The shortcomings of the Bulgarian model become evident when we compare it to the Romanian model. The initial conditions that ultimately dictate interest in our northern neighbour are similar to those that we have at home – a lack of success and problems faced by the leading teams, but a great and maintained interest in playing on the TV screen. The Romanian television rights contract for the 2019-2024 period is worth about 28.5 million EUR per season - almost 10 times higher than ours. The amount for each of the 16 teams in the Romanian League 1 varies from more than 3 million EUR per season for those ranking first, to about 1 million EUR per season for those coming last in the rankings. This is the only income that is growing during the difficult year of 2020, as in some clubs, the money from TV rights last year accounted for more than half of the budget. In practice, the lowest ranking club in Romania receives substantially more profit from TV rights than the champion in Bulgaria. The contract in Romania is signed by a Professional Football League, and matches are shown across several channels.
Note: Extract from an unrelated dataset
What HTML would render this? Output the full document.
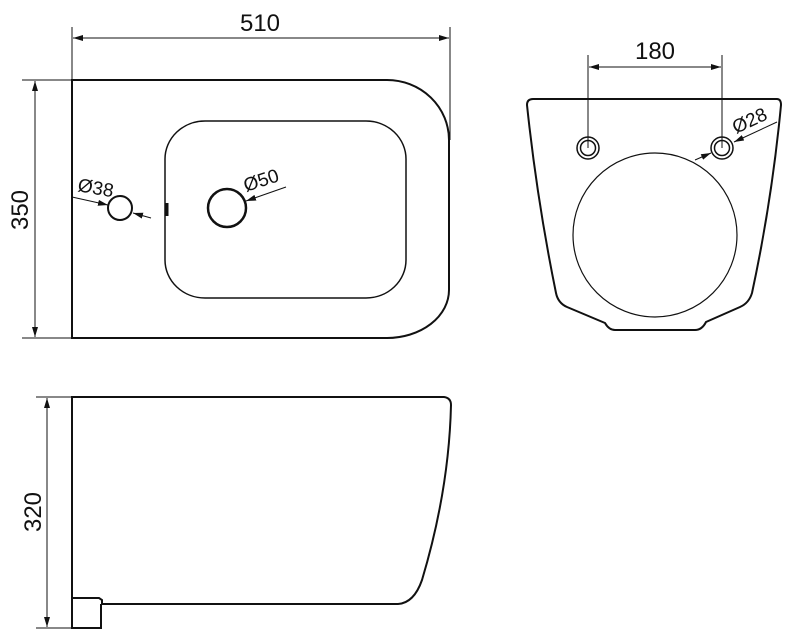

Time for change in Bulgaria
In the face of the European experience, and the successful examples we see in our region, it is safe to say that the Bulgarian model needs reform. Instead of a model in which the Federation owns television rights, ownership should be with sports clubs, giving them the ability to provide advertising rights for television and radio broadcasting of sports competitions organized by them to the respective federations or professional leagues, under conditions agreed between the respective clubs. The latter requires clarification of the texts in the Law on Physical Education and Sports, which currently removes the rights from clubs and gives them to the football union.
This is the legislative part - the other parts concern the clubs themselves and the adequate commercial management of the league. Clubs can provide collective management of the rights of a separate legal entity that manages the commercial issues of the league – this should not be the BFS, but a professional league of First League teams, as is practiced throughout Europe. The League conducts a competitive procedure to meet all the European conditions of best practice. The contract for television rights should be approved by the clubs, keeping the possibility for each club to use part of the rights, e.g., digital rights. This model protects the interests of both the public and the football clubs.
The TV rights factor is just one of the topics discussed in the IME report. It also discusses a comprehensive shift in the organization and management of football in our country, pertaining to the ownership of clubs, the role of the professional league, transparency and control mechanisms, restrictions on advertising and investment in infrastructure, among others.